In fact, rules, including those even stronger than those placed into effect in the House, don’t have a very good track record. All states but one (Vermont) have provisions mandating balanced yearly budgets and nearly all sizeable municipalities do the same thing. While the economy means that hardly any state faces a happy budget picture, stark differences nonetheless emerge even though almost all states have the same mandate of responsibility. Better governed states – Virginia, Utah, and Missouri to name three – have retained AAA bond ratings, kept taxes level, balanced their budgets more or less honestly, and avoided draconian cuts to core government services. States with serious governance problems like California and Illinois have raised taxes steeply, cut basic services like law enforcement and street repair, but “balance” their budgets through sleight of hand.

And these state rules, invariably, have many more teeth – most are written into state constitutions – than the new House provisions. California’s hugely complex balanced budget provision is almost 1,000 words longer than the entire United States Constitution.

Rules, of course, can help around the margins. Illinois, terribly governed under members of both parties, probably wouldn’t have just imposed a massive tax increase on its citizens if it weren’t for balanced budget language in its constitution.
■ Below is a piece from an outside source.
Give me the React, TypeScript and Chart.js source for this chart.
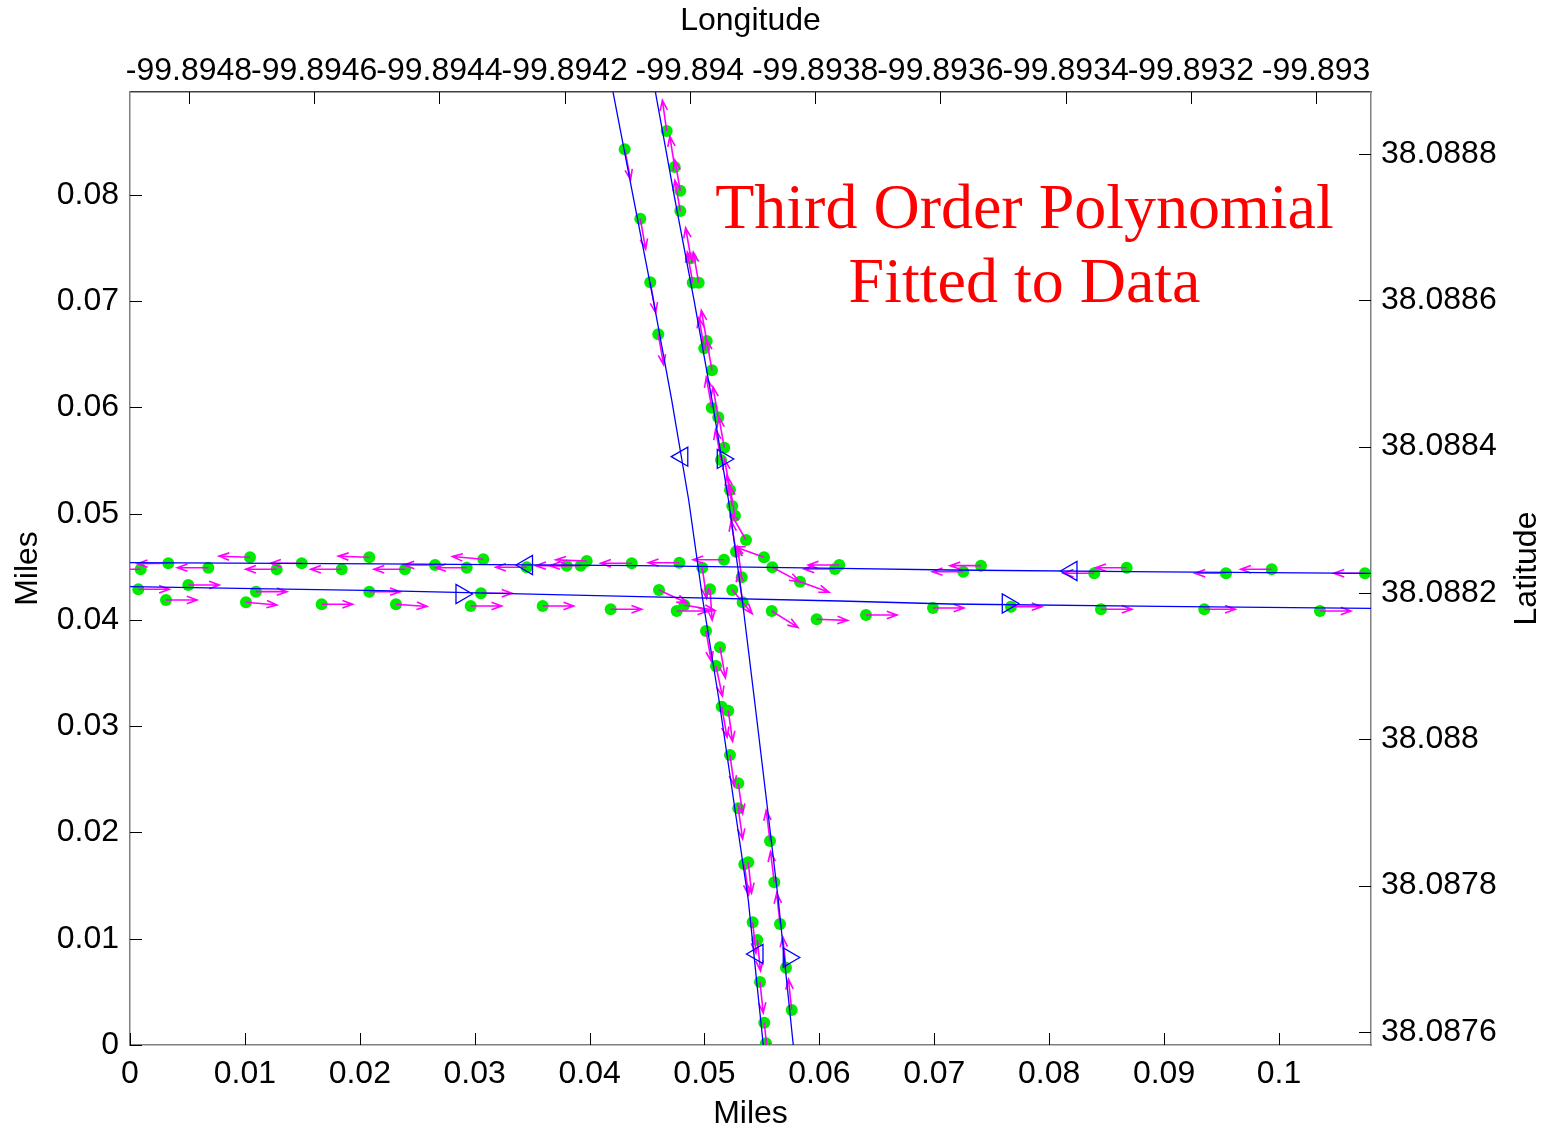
import React, { useEffect, useRef } from 'react';
import { Chart, registerables } from 'chart.js';

Chart.register(...registerables);

// ---- axis ranges and tick labels ----
const milesRangeX = [0, 0.10801];
const milesRangeY = [0, 0.08969];
const lonRange = [-99.8948942, -99.8929122];
const latRange = [38.0875822, 38.0888847];

const xTickValues = [0, 0.01, 0.02, 0.03, 0.04, 0.05, 0.06, 0.07, 0.08, 0.09, 0.1];
const xTickLabels = ['0', '0.01', '0.02', '0.03', '0.04', '0.05', '0.06', '0.07', '0.08', '0.09', '0.1'];
const yTickValues = [0, 0.01, 0.02, 0.03, 0.04, 0.05, 0.06, 0.07, 0.08];
const yTickLabels = ['0', '0.01', '0.02', '0.03', '0.04', '0.05', '0.06', '0.07', '0.08'];
const lonTickValues = [-99.8948, -99.8946, -99.8944, -99.8942, -99.894, -99.8938, -99.8936, -99.8934, -99.8932, -99.893];
const lonTickLabels = ['-99.8948', '-99.8946', '-99.8944', '-99.8942', '-99.894', '-99.8938', '-99.8936', '-99.8934', '-99.8932', '-99.893'];
const latTickValues = [38.0876, 38.0878, 38.088, 38.0882, 38.0884, 38.0886, 38.0888];
const latTickLabels = ['38.0876', '38.0878', '38.088', '38.0882', '38.0884', '38.0886', '38.0888'];

const captionLines = ['Third Order Polynomial', 'Fitted to Data'];

// ---- GPS fixes (miles) with heading in degrees (0 = east, 90 = north) ----
const westX = [0.000931, 0.003333, 0.006815, 0.010444, 0.012768, 0.014943, 0.018425, 0.020827, 0.023934, 0.026545,
  0.029304, 0.030749, 0.034526, 0.038007, 0.039225, 0.039748, 0.043664, 0.047807, 0.051697, 0.061358,
  0.061732, 0.072524, 0.074064, 0.083925, 0.086745, 0.095387, 0.099365, 0.107485];
const westY = [0.044772, 0.045336, 0.044922, 0.045901, 0.044772, 0.045336, 0.044772, 0.045901, 0.044772, 0.045176,
  0.044922, 0.045713, 0.044960, 0.045111, 0.045111, 0.045553, 0.045336, 0.045393, 0.045675, 0.044800,
  0.045176, 0.044546, 0.045111, 0.044395, 0.044922, 0.044395, 0.044772, 0.044395];
const westHeading = [180, 181, 180, 178, 180, 180, 180, 178, 180, 180,
  180, 175, 180, 180, 180, 178, 180, 180, 180, 180,
  180, 180, 180, 180, 180, 180, 180, 180];

const eastX = [0.000722, 0.003133, 0.005074, 0.010096, 0.010966, 0.016684, 0.020827, 0.023151, 0.029652, 0.030548,
  0.035918, 0.041836, 0.046040, 0.047581, 0.048242, 0.055848, 0.059765, 0.064056, 0.069887, 0.076675,
  0.084508, 0.093499, 0.103568];
const eastY = [0.042889, 0.041882, 0.043294, 0.041666, 0.042664, 0.041478, 0.042664, 0.041478, 0.041318, 0.042513,
  0.041318, 0.041007, 0.042824, 0.040847, 0.041412, 0.040847, 0.040066, 0.040471, 0.041129, 0.041252,
  0.041007, 0.041007, 0.040847];
const eastHeading = [0, 0, 0, -5, 0, 0, 0, -4, 0, 0,
  0, 0, -25, 0, -10, -32, -2, 0, 0, 0,
  0, 0, 0];

const southX = [0.043055, 0.044413, 0.045283, 0.045979, 0.049809, 0.050479, 0.050131, 0.051349, 0.051001, 0.051497,
  0.052071, 0.052219, 0.052942, 0.052942, 0.053464, 0.053812, 0.054195, 0.054595, 0.054830, 0.055204,
  0.055352];
const southY = [0.084301, 0.077769, 0.071784, 0.066889, 0.044922, 0.042889, 0.038965, 0.037431, 0.035671, 0.031840,
  0.031464, 0.027294, 0.024631, 0.022278, 0.017007, 0.017195, 0.011548, 0.009882, 0.005929, 0.002099,
  0.000160];
const southHeading = [-79, -80, -80, -80, -82, -86, -80, -80, -78, -80,
  -82, -82, -82, -82, -82, -84, -84, -84, -84, -84,
  -84];

const northX = [0.057589, 0.057093, 0.056571, 0.056075, 0.055701, 0.053325, 0.053238, 0.052742, 0.052654, 0.052419,
  0.052219, 0.051436, 0.051723, 0.051201, 0.050627, 0.050653, 0.049983, 0.050191, 0.049495, 0.048973,
  0.048825, 0.047894, 0.047894, 0.047406, 0.046710];
const northY = [0.003294, 0.007275, 0.011388, 0.015313, 0.019200, 0.041666, 0.044019, 0.046428, 0.049816, 0.050729,
  0.052235, 0.055059, 0.056216, 0.059078, 0.059981, 0.063501, 0.065572, 0.066259, 0.071746, 0.071746,
  0.074042, 0.078494, 0.080405, 0.082635, 0.086024];
const northHeading = [96, 96, 96, 97, 97, 98, 98, 99, 100, 100,
  100, 100, 100, 100, 100, 100, 100, 100, 100, 100,
  100, 100, 100, 99, 98];

const turnX = [0.053612, 0.055178, 0.055901, 0.058312, 0.052419];
const turnY = [0.047529, 0.045901, 0.044960, 0.043605, 0.042824];
const turnHeading = [120, 160, -28, -20, -50];

// ---- third order polynomial fits, sampled along each pass ----
const fitSouthX = [0.042037, 0.043847, 0.045544, 0.047145, 0.048625, 0.049852, 0.051262, 0.052533, 0.053812, 0.055117];
const fitSouthY = [0.089694, 0.079529, 0.070118, 0.060706, 0.051294, 0.041882, 0.032471, 0.023059, 0.013647, 0];
const fitNorthX = [0.045727, 0.047432, 0.049086, 0.050653, 0.052089, 0.053290, 0.054352, 0.055396, 0.056423, 0.057728];
const fitNorthY = [0.089694, 0.079529, 0.070118, 0.060706, 0.051294, 0.041882, 0.032471, 0.023059, 0.013647, 0];
const fitWestX = [0, 0.021758, 0.044386, 0.061793, 0.071366, 0.089643, 0.108007];
const fitWestY = [0.045393, 0.045271, 0.045111, 0.044866, 0.044706, 0.044536, 0.044395];
const fitEastX = [0, 0.021758, 0.044386, 0.061793, 0.071366, 0.089643, 0.108007];
const fitEastY = [0.043134, 0.042758, 0.042193, 0.041788, 0.041506, 0.041289, 0.041101];

// ---- direction-of-travel markers on the fitted curves ----
const markWestX = [0.034552, 0.081941];
const markWestY = [0.045176, 0.044612];
const markEastX = [0.028851, 0.076397];
const markEastY = [0.042447, 0.041553];
const markSouthX = [0.048068, 0.054613];
const markSouthY = [0.055369, 0.008565];
const markNorthX = [0.051593, 0.057337];
const markNorthY = [0.055153, 0.008235];

const SANS = '"Liberation Sans", Arial, Helvetica, sans-serif';
const SERIF = '"Liberation Serif", "Times New Roman", serif';
const BLUE = '#0000ff';
const GREEN = 'rgb(0, 235, 0)';
const MAGENTA = '#ff00ff';
const TICK_LEN = 12;
const ARROW_LEN = 31;

const pts = (xs: number[], ys: number[]) => xs.map((x, i) => ({ x, y: ys[i] }));

const dotGroups = [
  { x: westX, y: westY, h: westHeading },
  { x: eastX, y: eastY, h: eastHeading },
  { x: southX, y: southY, h: southHeading },
  { x: northX, y: northY, h: northHeading },
  { x: turnX, y: turnY, h: turnHeading },
];

// quiver arrows drawn right after the dots, before the fitted curves
const quiverPlugin = {
  id: 'quiver',
  afterDatasetDraw(chart: any, args: any) {
    const ds = chart.data.datasets[args.index];
    if (!ds.headings) return;
    const { ctx, chartArea: a } = chart;
    const sx = chart.scales.x;
    const sy = chart.scales.y;
    const alpha = 0.33;
    const beta = 0.36;
    ctx.save();
    ctx.beginPath();
    ctx.rect(a.left, a.top, a.right - a.left, a.bottom - a.top);
    ctx.clip();
    ctx.strokeStyle = MAGENTA;
    ctx.lineWidth = 1.6;
    ds.data.forEach((p: any, i: number) => {
      const px = sx.getPixelForValue(p.x);
      const py = sy.getPixelForValue(p.y);
      const t = (ds.headings[i] * Math.PI) / 180;
      const u = Math.cos(t) * ARROW_LEN;
      const v = -Math.sin(t) * ARROW_LEN;
      const hx = px + u;
      const hy = py + v;
      ctx.beginPath();
      ctx.moveTo(px, py);
      ctx.lineTo(hx, hy);
      ctx.moveTo(hx - alpha * (u + beta * v), hy - alpha * (v - beta * u));
      ctx.lineTo(hx, hy);
      ctx.lineTo(hx - alpha * (u - beta * v), hy - alpha * (v + beta * u));
      ctx.stroke();
    });
    ctx.restore();
  },
};

// tick marks pointing into the plot box, on all four sides
const inwardTicksPlugin = {
  id: 'inwardTicks',
  afterDraw(chart: any) {
    const { ctx, chartArea: a, scales } = chart;
    ctx.save();
    ctx.strokeStyle = '#000';
    ctx.lineWidth = 1;
    ctx.beginPath();
    scales.x.ticks.forEach((t: any) => {
      const p = Math.round(scales.x.getPixelForValue(t.value)) + 0.5;
      ctx.moveTo(p, a.bottom);
      ctx.lineTo(p, a.bottom - TICK_LEN);
    });
    scales.x2.ticks.forEach((t: any) => {
      const p = Math.round(scales.x2.getPixelForValue(t.value)) + 0.5;
      ctx.moveTo(p, a.top);
      ctx.lineTo(p, a.top + TICK_LEN);
    });
    scales.y.ticks.forEach((t: any) => {
      const p = Math.round(scales.y.getPixelForValue(t.value)) + 0.5;
      ctx.moveTo(a.left, p);
      ctx.lineTo(a.left + TICK_LEN, p);
    });
    scales.y2.ticks.forEach((t: any) => {
      const p = Math.round(scales.y2.getPixelForValue(t.value)) + 0.5;
      ctx.moveTo(a.right, p);
      ctx.lineTo(a.right - TICK_LEN, p);
    });
    ctx.stroke();
    ctx.restore();
  },
};

// caption inside the plot and the right-hand axis title (reads bottom to top)
const textPlugin = {
  id: 'captionText',
  afterDatasetsDraw(chart: any) {
    const { ctx, chartArea: a } = chart;
    ctx.save();
    ctx.fillStyle = '#ff0000';
    ctx.font = `64px ${SERIF}`;
    ctx.textAlign = 'center';
    ctx.textBaseline = 'alphabetic';
    const cx = a.left + 894.5;
    ctx.fillText(captionLines[0], cx, a.top + 136);
    ctx.fillText(captionLines[1], cx, a.top + 210);
    ctx.restore();
  },
  afterDraw(chart: any) {
    const { ctx, chartArea: a } = chart;
    ctx.save();
    ctx.fillStyle = '#000';
    ctx.font = `32px ${SANS}`;
    ctx.textAlign = 'center';
    ctx.textBaseline = 'middle';
    ctx.translate(a.right + 156, (a.top + a.bottom) / 2);
    ctx.rotate(-Math.PI / 2);
    ctx.fillText('Latitude', 0, 0);
    ctx.restore();
  },
};

const fixedTicks = (values: number[]) => (scale: any) => {
  scale.ticks = values.map((value) => ({ value }));
};

export default function App() {
  const canvasRef = useRef<HTMLCanvasElement | null>(null);

  useEffect(() => {
    if (!canvasRef.current) return;

    const dotData = dotGroups.flatMap((g) => pts(g.x, g.y));
    const dotHeadings = dotGroups.flatMap((g) => g.h);

    const fitLine = (xs: number[], ys: number[]) => ({
      data: pts(xs, ys),
      showLine: true,
      borderColor: BLUE,
      borderWidth: 1.3,
      pointRadius: 0,
      tension: 0,
      clip: 0,
      order: 2,
    });
    const markers = (xs: number[], ys: number[], rotation: number) => ({
      data: pts(xs, ys),
      showLine: false,
      pointStyle: 'triangle',
      pointRotation: rotation,
      pointRadius: 11,
      pointBorderColor: BLUE,
      pointBackgroundColor: 'rgba(0,0,0,0)',
      pointBorderWidth: 1.3,
      clip: 0,
      order: 1,
    });

    const tickFont = { family: SANS, size: 32 };
    const titleFont = { family: SANS, size: 32 };

    const chart = new Chart(canvasRef.current, {
      type: 'scatter',
      data: {
        datasets: [
          {
            data: dotData,
            headings: dotHeadings,
            showLine: false,
            pointRadius: 6,
            pointBackgroundColor: GREEN,
            pointBorderWidth: 0,
            clip: 0,
            order: 3,
          } as any,
          fitLine(fitSouthX, fitSouthY),
          fitLine(fitNorthX, fitNorthY),
          fitLine(fitWestX, fitWestY),
          fitLine(fitEastX, fitEastY),
          markers(markWestX, markWestY, -90),
          markers(markEastX, markEastY, 90),
          markers(markSouthX, markSouthY, -90),
          markers(markNorthX, markNorthY, 90),
        ],
      },
      options: {
        animation: false,
        responsive: false,
        devicePixelRatio: 1,
        events: [],
        layout: { padding: 0 },
        plugins: { legend: { display: false }, tooltip: { enabled: false } },
        scales: {
          x: {
            type: 'linear',
            position: 'bottom',
            min: milesRangeX[0],
            max: milesRangeX[1],
            afterFit: (s: any) => { s.height = 86; },
            afterBuildTicks: fixedTicks(xTickValues),
            grid: { display: false },
            border: { display: true, color: '#808080', width: 1.5 },
            ticks: {
              autoSkip: false, maxRotation: 0, minRotation: 0, padding: 2,
              color: '#000', font: tickFont,
              callback: (_v: any, i: number) => xTickLabels[i],
            },
            title: { display: true, text: 'Miles', color: '#000', font: titleFont, padding: { top: 0, bottom: -2 } },
          },
          x2: {
            type: 'linear',
            position: 'top',
            min: lonRange[0],
            max: lonRange[1],
            afterFit: (s: any) => { s.height = 92; },
            afterBuildTicks: fixedTicks(lonTickValues),
            grid: { display: false },
            border: { display: true, color: '#404040', width: 1.5 },
            ticks: {
              autoSkip: false, maxRotation: 0, minRotation: 0, padding: -6,
              color: '#000', font: tickFont,
              callback: (_v: any, i: number) => lonTickLabels[i],
            },
            title: { display: true, text: 'Longitude', color: '#000', font: titleFont, padding: { top: 2, bottom: 0 } },
          },
          y: {
            type: 'linear',
            position: 'left',
            min: milesRangeY[0],
            max: milesRangeY[1],
            afterFit: (s: any) => { s.width = 130; },
            afterBuildTicks: fixedTicks(yTickValues),
            grid: { display: false },
            border: { display: true, color: '#808080', width: 1.5 },
            ticks: {
              autoSkip: false, padding: 3,
              color: '#000', font: tickFont,
              callback: (_v: any, i: number) => yTickLabels[i],
            },
            title: { display: true, text: 'Miles', color: '#000', font: titleFont, padding: { top: 9, bottom: 0 } },
          },
          y2: {
            type: 'linear',
            position: 'right',
            min: latRange[0],
            max: latRange[1],
            afterFit: (s: any) => { s.width = 181; },
            afterBuildTicks: fixedTicks(latTickValues),
            grid: { display: false },
            border: { display: true, color: '#808080', width: 1.5 },
            ticks: {
              autoSkip: false, padding: 2,
              color: '#000', font: tickFont,
              callback: (_v: any, i: number) => latTickLabels[i],
            },
          },
        },
      } as any,
      plugins: [quiverPlugin, inwardTicksPlugin, textPlugin],
    });

    return () => chart.destroy();
  }, []);

  return (
    <div style={{ position: 'fixed', left: 0, top: 0, width: 1552, height: 1131, background: '#fff' }}>
      <canvas ref={canvasRef} width={1552} height={1131} style={{ display: 'block', width: 1552, height: 1131 }} />
    </div>
  );
}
States like North Carolina (where the governor can unilaterally cut spending if revenues come in below projections) and Maryland (where the governor’s budget proposal has to be voted up or down by the legislature) might be in much worse fiscal shape if it weren’t for their legal structures.

The new House rules may improve some things and make it easier to cut spending. But alone, they do nothing to cut spending or reduce the size and scope of government. The hard choices – the actual spending cuts – still lie ahead.